Chapter 13Verse 15 of 34

Bhagavad Gita 13.15

बहिरन्तश्च भूतानामचरं चरमेव च। सूक्ष्मत्वात्तदविज्ञेयं दूरस्थं चान्तिके च तत्॥

bahir antaś ca bhūtānām acaraṁ caram eva ca sūkṣmatvāt tad avijñeyaṁ dūra-sthaṁ cāntike ca tat

Translation

Outside and inside beings, unmoving and moving; by reason of its subtlety it is unknowable; it is far and also near.
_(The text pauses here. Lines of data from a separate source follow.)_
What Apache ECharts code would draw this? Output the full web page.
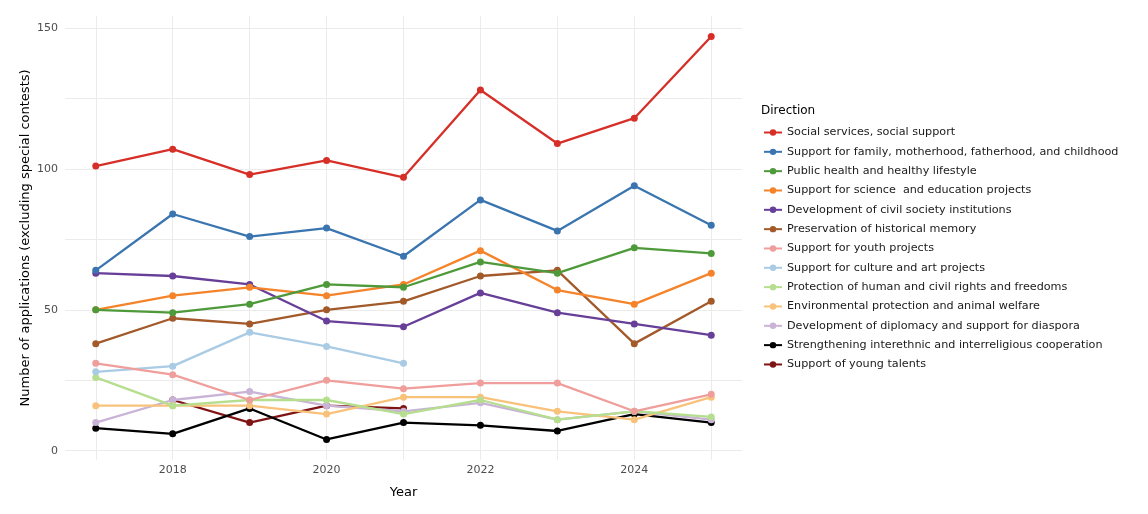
<!DOCTYPE html>
<html>
<head>
<meta charset="utf-8">
<script src="https://cdn.jsdelivr.net/npm/echarts@6/dist/echarts.min.js"></script>
<style>html,body{margin:0;padding:0;background:#fff}#c{width:1148px;height:514px}</style>
</head>
<body>
<div id="c"></div>
<script>
var years = [2017, 2018, 2019, 2020, 2021, 2022, 2023, 2024, 2025];
var xTickLabels = [2018, 2020, 2022, 2024];
var yTickLabels = [0, 50, 100, 150];
var seriesNames = [
  "Social services, social support",
  "Support for family, motherhood, fatherhood, and childhood",
  "Public health and healthy lifestyle",
  "Support for science  and education projects",
  "Development of civil society institutions",
  "Preservation of historical memory",
  "Support for youth projects",
  "Support for culture and art projects",
  "Protection of human and civil rights and freedoms",
  "Environmental protection and animal welfare",
  "Development of diplomacy and support for diaspora",
  "Strengthening interethnic and interreligious cooperation",
  "Support of young talents"
];
var socialServices   = [101, 107, 98, 103, 97, 128, 109, 118, 147];
var family           = [64, 84, 76, 79, 69, 89, 78, 94, 80];
var publicHealth     = [50, 49, 52, 59, 58, 67, 63, 72, 70];
var science          = [50, 55, 58, 55, 59, 71, 57, 52, 63];
var civilSociety     = [63, 62, 59, 46, 44, 56, 49, 45, 41];
var historicalMemory = [38, 47, 45, 50, 53, 62, 64, 38, 53];
var youth            = [31, 27, 18, 25, 22, 24, 24, 14, 20];
var culture          = [28, 30, 42, 37, 31, null, null, null, null];
var humanRights      = [26, 16, 18, 18, 13, 18, 11, 14, 12];
var environment      = [16, 16, 16, 13, 19, 19, 14, 11, 19];
var diplomacy        = [10, 18, 21, 16, 14, 17, 11, 14, 11];
var interethnic      = [8, 6, 15, 4, 10, 9, 7, 13, 10];
var youngTalents     = [null, 18, 10, 16, 15, null, null, null, null];

var allValues = [socialServices, family, publicHealth, science, civilSociety, historicalMemory,
  youth, culture, humanRights, environment, diplomacy, interethnic, youngTalents];
var colors = ["#d62f28", "#3a75b0", "#4e9a3a", "#f5832a", "#673f98", "#a35a2b", "#ef9e9b",
  "#a9cbe4", "#b5de8f", "#f8c27b", "#c9b3d6", "#000000", "#7f1414"];

var xMin = 2016.6, xMax = 2025.4;
var yMin = -3.15, yMax = 154.15;
var font = "DejaVu Sans";

var series = seriesNames.map(function (name, i) {
  return {
    name: name,
    type: 'line',
    data: years.map(function (y, j) { return [y, allValues[i][j]]; }),
    connectNulls: false,
    symbol: 'circle',
    symbolSize: 7,
    showSymbol: true,
    lineStyle: { width: 2.3, color: colors[i] },
    itemStyle: { color: colors[i] },
    z: 20 - i,
    emphasis: { disabled: true },
    animation: false
  };
});

var chart = echarts.init(document.getElementById('c'));
chart.setOption({
  animation: false,
  color: colors,
  title: {
    text: 'Direction', left: 756, top: 100,
    textStyle: { fontFamily: font, fontSize: 12, fontWeight: 'normal', color: '#000' }
  },
  legend: {
    orient: 'vertical', left: 758, top: 122,
    itemWidth: 18, itemHeight: 8, itemGap: 8.33,
    textStyle: { fontFamily: font, fontSize: 11.2, color: '#1a1a1a' },
    data: seriesNames
  },
  grid: { left: 65, right: 406, top: 16.3, bottom: 54.4, containLabel: false },
  xAxis: {
    type: 'value', min: xMin, max: xMax,
    name: 'Year', nameLocation: 'middle', nameGap: 27, nameMoveOverlap: false,
    nameTextStyle: { fontFamily: font, fontSize: 13, color: '#000' },
    axisLine: { show: false },
    axisTick: { show: false, customValues: years },
    axisLabel: { customValues: xTickLabels, margin: 5, fontFamily: font, fontSize: 11, color: '#4d4d4d',
      formatter: function (v) { return String(v); } },
    splitLine: { show: true, lineStyle: { color: '#ebebeb', width: 1 } }
  },
  yAxis: {
    type: 'value', min: yMin, max: yMax,
    name: 'Number of applications (excluding special contests)', nameLocation: 'middle', nameGap: 33, nameMoveOverlap: false,
    nameTextStyle: { fontFamily: font, fontSize: 13, color: '#000' },
    axisLine: { show: false },
    axisTick: { show: false, customValues: [0, 25, 50, 75, 100, 125, 150] },
    axisLabel: { customValues: yTickLabels, margin: 7, fontFamily: font, fontSize: 11, color: '#4d4d4d',
      formatter: function (v) { return String(v); } },
    splitLine: { show: true, lineStyle: { color: '#ebebeb', width: 1 } }
  },
  series: series
});
</script>
</body>
</html>
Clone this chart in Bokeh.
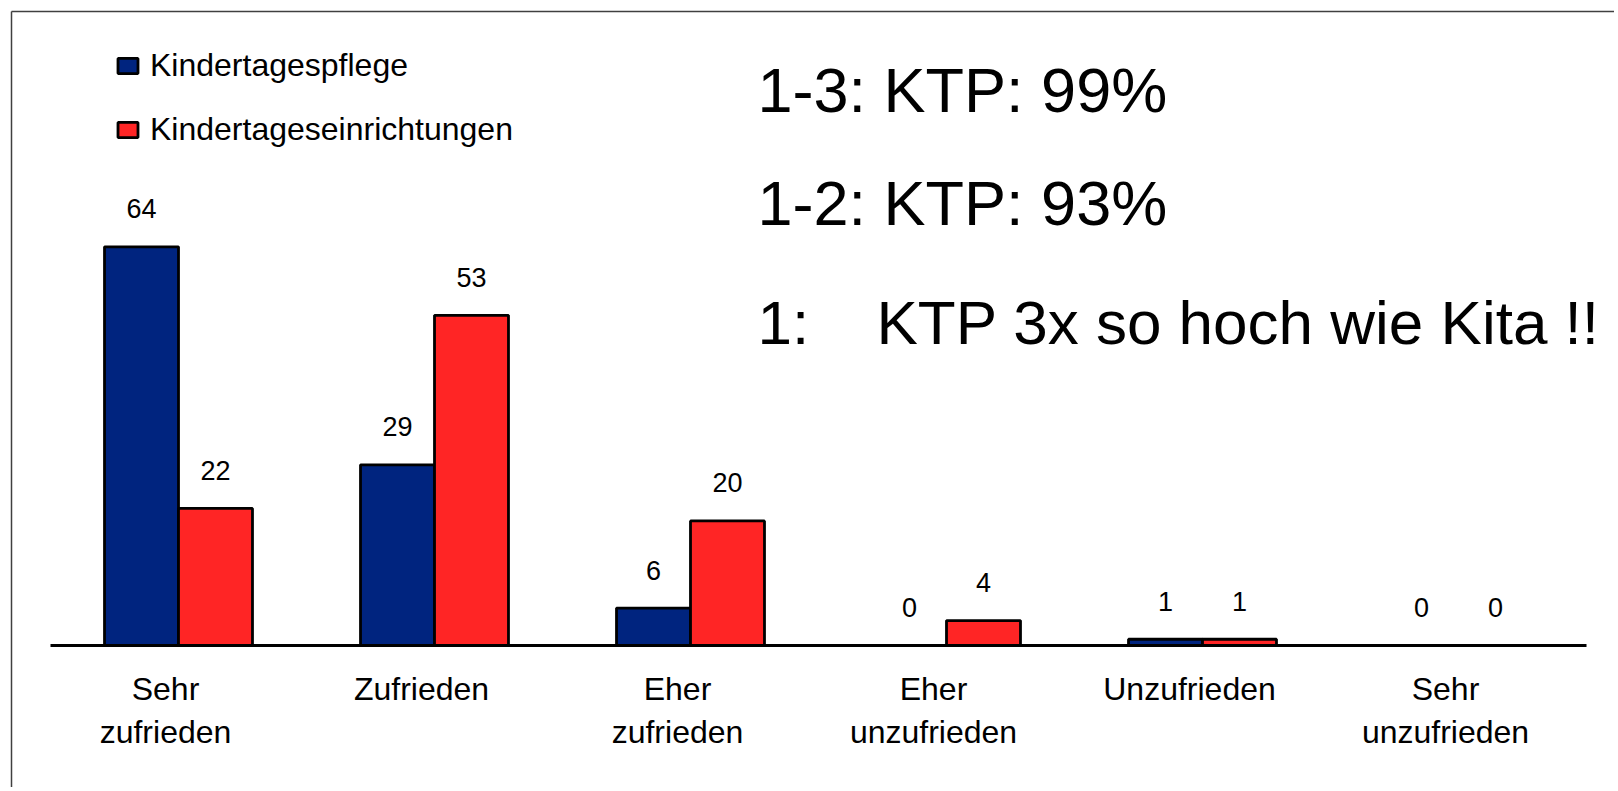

More pairs. Outside beings and inside them. Unmoving and moving at once. Subtle enough to be unknowable. Far and near simultaneously. The series teaches by repetition. Wherever ordinary thought wants to place brahman, the verse puts it in two places at once. Avijneyam by sukshmatva: unknowable because of subtlety, not because of distance. Brahman is too fine for the cognitive instruments most people use. Far means distant from what you currently take yourself to be. Near means closer than your own breath. Both true. The pedagogical strategy throughout this section is to refuse the listener every available handle. Eventually the listener notices that no handle is needed. That noticing is itself the knowing this verse points to.

Reflection

Try the move: name brahman as far. Then as near. Both true, neither sufficient.